By Second City. At: Second City Mainstage Theater, 1616 N. Wells St.. Tickets: 312-337-3992; $23-29 . Runs through: April 2 ( Tues-Sun ), with some additional performances after April 2
"Do you ever have deja vu?" Andie MacDowell's Rita asks Phil Connors, played by Bill Murray, in the classic '90s comedy Groundhog Day.
"Didn't you just ask me that?" Phil responds, playfully, though he's been seducing her for "days," carefully trying to get his moves right with each recurring day.
The truth is you haven't seen a Second City show like Fool Me Twice, Deja Vu, the company's 104th revue, which opened on its mainstage earlier this month. The phenomenon of having experienced a certain situation before proved comedy gold for Groundhog Day and it clearly has its benefits in the world of sketch comedy, putting a framework around Second City's often sharp and topical humor.
In a time when we constantly find ourselves asking, "Isn't this 2015? How is ___ still a problem?", Fool Me Twice provides a comical outlook on present times through an ever-changing lens. The show shifts regularly from insightful to challenging the audience to, of course, making fun of the audience. No one is safe, not even millennials.

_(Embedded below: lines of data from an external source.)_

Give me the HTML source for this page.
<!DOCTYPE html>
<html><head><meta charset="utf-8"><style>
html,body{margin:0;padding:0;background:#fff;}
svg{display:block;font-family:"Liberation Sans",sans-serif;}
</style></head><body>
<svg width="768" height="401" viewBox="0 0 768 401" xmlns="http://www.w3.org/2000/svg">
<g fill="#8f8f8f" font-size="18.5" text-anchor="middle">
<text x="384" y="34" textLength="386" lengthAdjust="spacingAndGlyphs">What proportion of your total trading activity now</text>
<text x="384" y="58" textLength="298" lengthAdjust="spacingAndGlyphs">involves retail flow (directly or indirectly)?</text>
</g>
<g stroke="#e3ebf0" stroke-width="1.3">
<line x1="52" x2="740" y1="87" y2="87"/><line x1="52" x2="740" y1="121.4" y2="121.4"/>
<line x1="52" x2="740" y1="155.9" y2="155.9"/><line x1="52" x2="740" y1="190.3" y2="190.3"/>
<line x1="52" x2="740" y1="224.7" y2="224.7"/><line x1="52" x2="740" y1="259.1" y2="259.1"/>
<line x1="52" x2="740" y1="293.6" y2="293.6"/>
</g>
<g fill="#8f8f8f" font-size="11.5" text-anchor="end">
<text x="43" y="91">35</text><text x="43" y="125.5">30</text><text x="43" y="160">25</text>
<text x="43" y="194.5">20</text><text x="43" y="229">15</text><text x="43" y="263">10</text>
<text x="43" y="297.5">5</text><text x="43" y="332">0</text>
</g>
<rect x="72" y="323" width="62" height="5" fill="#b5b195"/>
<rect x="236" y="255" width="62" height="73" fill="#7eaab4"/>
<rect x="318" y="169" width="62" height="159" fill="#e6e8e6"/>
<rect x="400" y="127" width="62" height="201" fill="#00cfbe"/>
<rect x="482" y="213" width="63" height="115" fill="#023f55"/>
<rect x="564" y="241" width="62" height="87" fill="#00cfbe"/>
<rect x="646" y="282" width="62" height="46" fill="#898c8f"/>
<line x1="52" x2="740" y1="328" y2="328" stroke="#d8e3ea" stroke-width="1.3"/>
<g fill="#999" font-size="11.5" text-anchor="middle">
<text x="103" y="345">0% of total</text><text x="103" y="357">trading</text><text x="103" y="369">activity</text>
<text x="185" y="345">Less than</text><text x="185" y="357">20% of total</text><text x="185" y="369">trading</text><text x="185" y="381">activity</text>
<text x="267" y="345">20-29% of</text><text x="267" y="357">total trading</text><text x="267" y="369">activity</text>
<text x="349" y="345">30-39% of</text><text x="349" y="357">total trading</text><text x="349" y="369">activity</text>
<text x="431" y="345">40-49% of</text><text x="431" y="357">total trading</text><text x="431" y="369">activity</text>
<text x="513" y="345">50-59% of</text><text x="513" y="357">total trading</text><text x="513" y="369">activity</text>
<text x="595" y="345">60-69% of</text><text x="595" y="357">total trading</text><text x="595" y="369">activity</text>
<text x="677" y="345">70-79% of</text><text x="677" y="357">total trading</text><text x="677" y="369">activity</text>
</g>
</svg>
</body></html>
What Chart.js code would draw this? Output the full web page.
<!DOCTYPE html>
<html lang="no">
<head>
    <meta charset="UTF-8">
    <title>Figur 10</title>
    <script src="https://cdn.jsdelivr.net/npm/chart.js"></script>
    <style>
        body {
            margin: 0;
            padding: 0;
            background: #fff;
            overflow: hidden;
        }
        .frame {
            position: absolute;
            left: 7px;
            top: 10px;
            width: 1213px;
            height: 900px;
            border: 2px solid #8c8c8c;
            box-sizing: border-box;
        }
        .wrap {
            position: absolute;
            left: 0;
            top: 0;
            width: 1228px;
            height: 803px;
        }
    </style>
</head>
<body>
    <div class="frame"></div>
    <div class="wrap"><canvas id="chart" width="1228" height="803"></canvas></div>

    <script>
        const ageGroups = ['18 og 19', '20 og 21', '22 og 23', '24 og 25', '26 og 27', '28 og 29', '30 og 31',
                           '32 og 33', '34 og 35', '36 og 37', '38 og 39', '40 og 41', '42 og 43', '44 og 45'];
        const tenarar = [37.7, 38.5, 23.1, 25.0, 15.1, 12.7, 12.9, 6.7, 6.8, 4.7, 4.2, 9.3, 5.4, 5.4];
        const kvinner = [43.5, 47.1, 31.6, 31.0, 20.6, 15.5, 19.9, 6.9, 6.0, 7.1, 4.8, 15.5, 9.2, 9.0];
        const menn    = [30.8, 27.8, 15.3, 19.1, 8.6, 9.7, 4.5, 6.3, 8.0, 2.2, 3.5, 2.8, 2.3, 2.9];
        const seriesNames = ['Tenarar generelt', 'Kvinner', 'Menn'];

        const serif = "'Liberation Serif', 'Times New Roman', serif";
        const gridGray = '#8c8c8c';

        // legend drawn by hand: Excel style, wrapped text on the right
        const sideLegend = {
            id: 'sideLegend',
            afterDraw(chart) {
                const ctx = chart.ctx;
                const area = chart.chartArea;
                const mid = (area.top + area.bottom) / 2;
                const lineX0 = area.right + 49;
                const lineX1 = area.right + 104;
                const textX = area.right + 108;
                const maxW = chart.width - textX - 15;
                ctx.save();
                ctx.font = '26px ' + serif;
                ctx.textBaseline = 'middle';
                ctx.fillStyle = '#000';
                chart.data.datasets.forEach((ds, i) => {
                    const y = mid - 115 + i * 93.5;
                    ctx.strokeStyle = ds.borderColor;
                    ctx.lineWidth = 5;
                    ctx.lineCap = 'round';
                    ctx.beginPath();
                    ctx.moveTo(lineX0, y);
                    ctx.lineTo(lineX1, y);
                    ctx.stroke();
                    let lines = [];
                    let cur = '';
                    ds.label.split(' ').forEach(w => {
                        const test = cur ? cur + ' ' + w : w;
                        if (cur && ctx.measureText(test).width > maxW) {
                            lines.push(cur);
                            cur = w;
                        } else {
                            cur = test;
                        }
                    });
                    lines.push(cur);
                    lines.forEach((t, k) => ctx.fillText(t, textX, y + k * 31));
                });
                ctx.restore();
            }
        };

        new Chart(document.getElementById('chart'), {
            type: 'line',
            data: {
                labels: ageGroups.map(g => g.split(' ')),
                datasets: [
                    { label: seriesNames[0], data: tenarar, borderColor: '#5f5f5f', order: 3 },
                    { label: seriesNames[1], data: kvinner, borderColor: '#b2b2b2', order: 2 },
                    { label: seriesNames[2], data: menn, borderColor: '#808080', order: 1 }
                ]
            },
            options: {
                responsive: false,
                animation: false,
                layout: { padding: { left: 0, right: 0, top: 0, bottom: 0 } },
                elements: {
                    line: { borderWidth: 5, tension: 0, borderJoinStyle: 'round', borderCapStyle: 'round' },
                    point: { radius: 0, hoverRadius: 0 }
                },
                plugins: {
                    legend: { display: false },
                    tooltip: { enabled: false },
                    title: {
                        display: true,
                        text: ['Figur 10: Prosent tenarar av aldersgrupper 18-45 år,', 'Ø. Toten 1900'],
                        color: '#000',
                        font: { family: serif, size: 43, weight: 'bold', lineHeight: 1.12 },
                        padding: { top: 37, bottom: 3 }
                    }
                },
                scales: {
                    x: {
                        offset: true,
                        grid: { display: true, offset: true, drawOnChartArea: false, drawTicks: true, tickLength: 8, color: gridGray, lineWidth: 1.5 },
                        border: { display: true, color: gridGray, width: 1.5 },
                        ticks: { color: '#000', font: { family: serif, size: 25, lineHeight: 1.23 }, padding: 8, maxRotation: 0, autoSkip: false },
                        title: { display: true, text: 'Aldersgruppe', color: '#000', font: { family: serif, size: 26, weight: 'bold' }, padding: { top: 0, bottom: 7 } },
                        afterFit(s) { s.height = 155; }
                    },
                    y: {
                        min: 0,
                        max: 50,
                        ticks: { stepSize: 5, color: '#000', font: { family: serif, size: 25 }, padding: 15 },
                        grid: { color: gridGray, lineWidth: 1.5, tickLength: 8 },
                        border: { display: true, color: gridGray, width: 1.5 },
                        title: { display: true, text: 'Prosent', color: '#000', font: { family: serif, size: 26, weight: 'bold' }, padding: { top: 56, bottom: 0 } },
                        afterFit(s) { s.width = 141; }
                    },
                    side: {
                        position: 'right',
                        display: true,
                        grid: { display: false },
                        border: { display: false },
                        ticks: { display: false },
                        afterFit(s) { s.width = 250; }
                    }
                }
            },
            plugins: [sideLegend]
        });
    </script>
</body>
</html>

How the cast of six ( Second City veterans Chelsea Devantez, Paul Jurewicz and Daniel Strauss, with new cast members Sarah Shook, Rashawn Nadine Scott and Jamison Webb ) have crafted the show around the theme is unclear until the second act, when the first-act jokes resurface in surprising ways. Fortunately, the individual sketches are funny enough, deja vu or no.
Hollywood whitewashing, superhuman expectations for young mothers and, of course, the current slate of presidential candidates are among the many topics that speak to the climate of 2015 and serve as a hilarious year in review. A couple sketches imagine this year as if it were the past and the future, reminding us how improved but still flawed society has become.
But the show's real genius are the tie-ins in the second act, which see all the first-act sketches flipped and mixed up in inventive and surprising ways that catch the audience off-guard and test our memory of the first half of the show. It evokes the effectiveness of a standup comedian successfully calling back to an earlier joke when the audience didn't see it coming.
The artistic point of this exercise isn't entirely clear in spite of the show's wrap-up musical finale, but there's something meaningful to latch on to regardless, it's just a little more subjective to each audience member in terms of what will provoke thought or laughter or how the "daja vu" tactic will resonate.
Relevant, fresh and clever, this revue might fool you into thinking twice about some timely issues or even your own shtickand maybe you'll be tricked into seeing it again.